On the same property, in a series of buildings once part of the ACD manufacturing complex is a lesser known Museum, the National Auto and Truck Museum of the United States, NATMUS. A While the ACD Museum features cars of the rich and famous, NATMUS features the cars and trucks that real people drove. They also feature an extensive collection of model cars, old gas pumps, signs, literature and a sample of just about everything automotive. The jewel of their collection is a GM Futurliner, serial # 10. The GM Futurliners were a group of custom vehicles, styled in the 1940's by Harley Earl for General Motors, and integral to the company's Parade of Progress—a North American traveling exhibition promoting future cars and technologies.

Over the years I worked (in our day jobs) with a member of the NATMUS Board of Directors and a while back, when considering how I would solve the question of which of my daughters ended up with the ’48 2WD Truck, he suggested donating it to NATMUS since they have no Willys-Overland vehicles in their collection. So, yesterday I went on a road trip and I took the truck up to Auburn to do a show and tell with the Museum Executive Director. It went well and the long term home of the truck will probably be at NATMUS.

Now, in the Museum back yard, they have recreated a typical “tourist court” of the late 1930’s and a 1930’s gas station. As part of the gas station, they have a drive up service ramp and perched on that ramp is a Willys-Overland Sedan Delivery truck. In the course of conversation, I asked about the Sedan Delivery on display. The Executive Director admitted that he did not know much about the vehicle other than it is just a display item, so – being the ever curious one, I asked if I could look it over?

I wandered over and poked about it. It is a 2WD truck, first cousin to my pick-up, with the “remote control” shifter on the column. The engine appears to be the original L-134, two-piece driveshaft with those weird ball and trunnion u-joints and a Timken rear end (probably 5.38:1 – I doubt if anyone put the 6.17 on a delivery truck).
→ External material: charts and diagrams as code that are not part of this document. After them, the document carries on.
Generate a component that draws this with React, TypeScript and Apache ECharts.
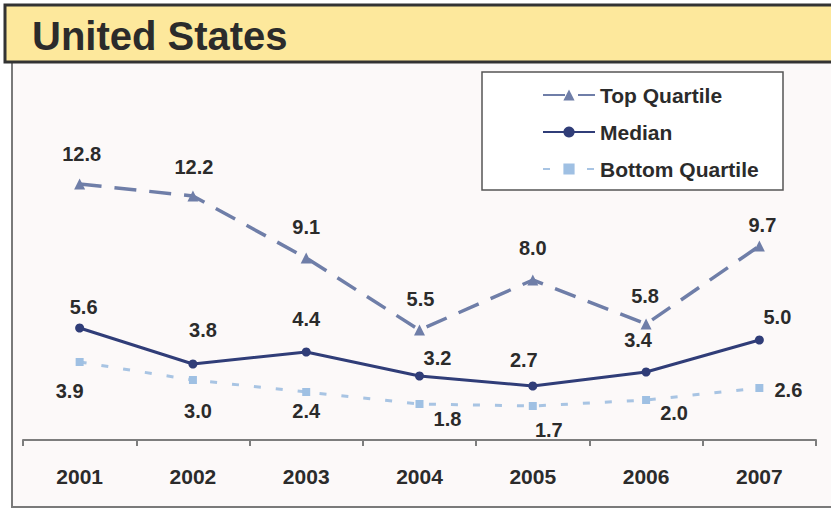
import React, { useEffect, useRef } from "react";
import * as echarts from "echarts";

const years = ["2001", "2002", "2003", "2004", "2005", "2006", "2007"];
const topQuartile = [12.8, 12.2, 9.1, 5.5, 8.0, 5.8, 9.7];
const median = [5.6, 3.8, 4.4, 3.2, 2.7, 3.4, 5.0];
const bottomQuartile = [3.9, 3.0, 2.4, 1.8, 1.7, 2.0, 2.6];
const seriesNames = ["Top Quartile", "Median", "Bottom Quartile"];
const titleText = "United States";

// label offsets (layout only) relative to each point
const topOffsets = [[2, -30], [1, -29], [0, -31], [1, -31], [0, -32], [-1, -28], [3, -21]];
const medianOffsets = [[4, -21], [10, -34], [0, -33], [18, -18], [-9, -26], [-8, -32], [18, -23]];
const bottomOffsets = [[-10, 29], [5, 31], [0, 19], [28, 15], [16, 24], [28, 13], [29, 2]];

const FONT = "'Liberation Sans', Arial, Helvetica, sans-serif";
const TEXT = "#2b2b2b";

function withLabels(values: number[], offsets: number[][]) {
  return values.map((v, i) => ({
    value: v,
    label: { offset: offsets[i] },
  }));
}

export default function App() {
  const ref = useRef<HTMLDivElement>(null);
  useEffect(() => {
    if (!ref.current) return;
    const chart = echarts.init(ref.current, null, { renderer: "svg" });
    const labelBase = {
      show: true,
      position: "inside" as const,
      color: TEXT,
      fontSize: 20,
      fontWeight: "bold" as const,
      fontFamily: FONT,
      formatter: (p: any) => Number(p.value).toFixed(1),
    };
    chart.setOption({
      animation: false,
      backgroundColor: "#ffffff",
      graphic: [
        {
          type: "rect",
          shape: { x: 12, y: 62, width: 830, height: 445 },
          style: { fill: "#fcf9f9", stroke: "#7a7a7a", lineWidth: 2 },
          z: -10,
        },
        {
          type: "rect",
          shape: { x: 5, y: 5, width: 840, height: 57 },
          style: { fill: "#fde89c", stroke: "#333333", lineWidth: 3 },
          z: 1,
        },
        {
          type: "text",
          x: 32,
          y: 36,
          style: {
            text: titleText,
            font: `bold 40px ${FONT}`,
            fill: TEXT,
            verticalAlign: "middle",
          },
          z: 2,
        },
        {
          type: "rect",
          shape: { x: 482, y: 72, width: 301, height: 118 },
          style: { fill: "#ffffff", stroke: "#555555", lineWidth: 1.5 },
          z: 0,
        },
      ],
      legend: {
        data: seriesNames,
        orient: "vertical",
        left: 542,
        top: 83,
        padding: 0,
        itemWidth: 52,
        itemHeight: 14,
        itemGap: 13,
        z: 5,
        textStyle: {
          color: TEXT,
          fontSize: 21,
          fontWeight: "bold",
          fontFamily: FONT,
          lineHeight: 24,
          padding: [0, 0, 0, 0],
        },
      },
      grid: { left: 23, right: 15, top: 140, bottom: 69 },
      xAxis: {
        type: "category",
        data: years,
        boundaryGap: true,
        axisLine: { lineStyle: { color: "#7d7d7d", width: 2 } },
        axisTick: { show: true, length: 6, lineStyle: { color: "#7d7d7d", width: 2 } },
        axisLabel: {
          color: TEXT,
          fontSize: 21,
          fontWeight: "bold",
          fontFamily: FONT,
          margin: 26,
        },
      },
      yAxis: {
        type: "value",
        min: 0,
        max: 15,
        show: false,
        splitLine: { show: false },
      },
      series: [
        {
          name: seriesNames[0],
          type: "line",
          data: withLabels(topQuartile, topOffsets),
          symbol: "triangle",
          symbolSize: 11,
          itemStyle: { color: "#6f7ea8" },
          lineStyle: { color: "#6f7ea8", width: 3.5, type: [22, 13] },
          label: labelBase,
          z: 3,
        },
        {
          name: seriesNames[1],
          type: "line",
          data: withLabels(median, medianOffsets),
          symbol: "circle",
          symbolSize: 9,
          itemStyle: { color: "#303d78" },
          lineStyle: { color: "#303d78", width: 3 },
          label: labelBase,
          z: 4,
        },
        {
          name: seriesNames[2],
          type: "line",
          data: withLabels(bottomQuartile, bottomOffsets),
          symbol: "rect",
          symbolSize: 8,
          itemStyle: { color: "#9fc0e3" },
          lineStyle: { color: "#a8c4e3", width: 3, type: [7, 15] },
          label: labelBase,
          z: 2,
        },
      ],
    });
    return () => chart.dispose();
  }, []);
  return (
    <div
      ref={ref}
      style={{ position: "fixed", left: 0, top: 0, width: 831, height: 509 }}
    />
  );
}
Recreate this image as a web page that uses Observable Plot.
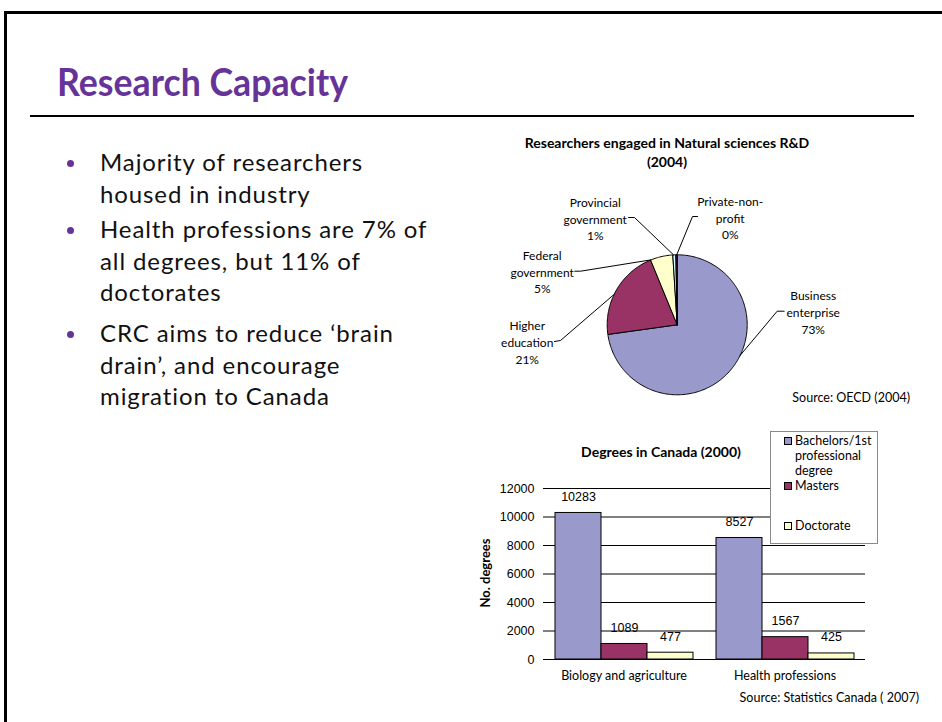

From the grille and windshield, it is a pre-1950˝ since it has the flat grille, not the later pointed grille and the original style flat-fenders. Since it was up on a rack, there was no opening the hood and looking at the VIN plate, so detective work had to be external. I was able to get the passenger door open and look at the interior. It’s ROUGH! From the split seat, it is a 1948 or earlier. The instrument cluster is the square cluster, but I could not tell if it has the engine turned or painted faceplate. An engine turned faceplate would make it earlier than mid-1948.

As I later told the Director, the truck still has its original plastic arm rests – weathered and brittle though they are. Original plastic armrests are as rare as unicorn horns and no one makes a replica. My suggestion to him was to remove them to storage, find a computer geek to make a 3-D laser scan of them and offer the resulting software to anyone who wanted to make an armrest on a 3-D printer! The door panels are the embossed panels, not the plain smooth ones. Looking at the ’48 Parts Manual, it appears that the smooth or embossed door panels were trim options, not a production break-in as I had suspected previously. And, on the lower right corner of the glove box cover is the “Jeep Delivery” trim plate!

The heater is the same heater I have in my ’48. In 1948 heaters were dealer installed items and it is not unusual that two Jeep vehicles from the same area and age would have the same heater. My truck originally had a Mississippi heater and it was not a heater that could match an Indiana winter.

The Sedan Delivery is in worse shape than it looks to a first glance, lots of deep rust and eaten away floorboards – but there is still a Sedan Delivery under there and we’ve seen as bad or worse come back to life here on the Forum.

TJones
06-05-2019, 08:36 AM
Thats Very Interesting info. LarrBeard, I didnt know there was such a place I might have to take a road trip one day and go check it out.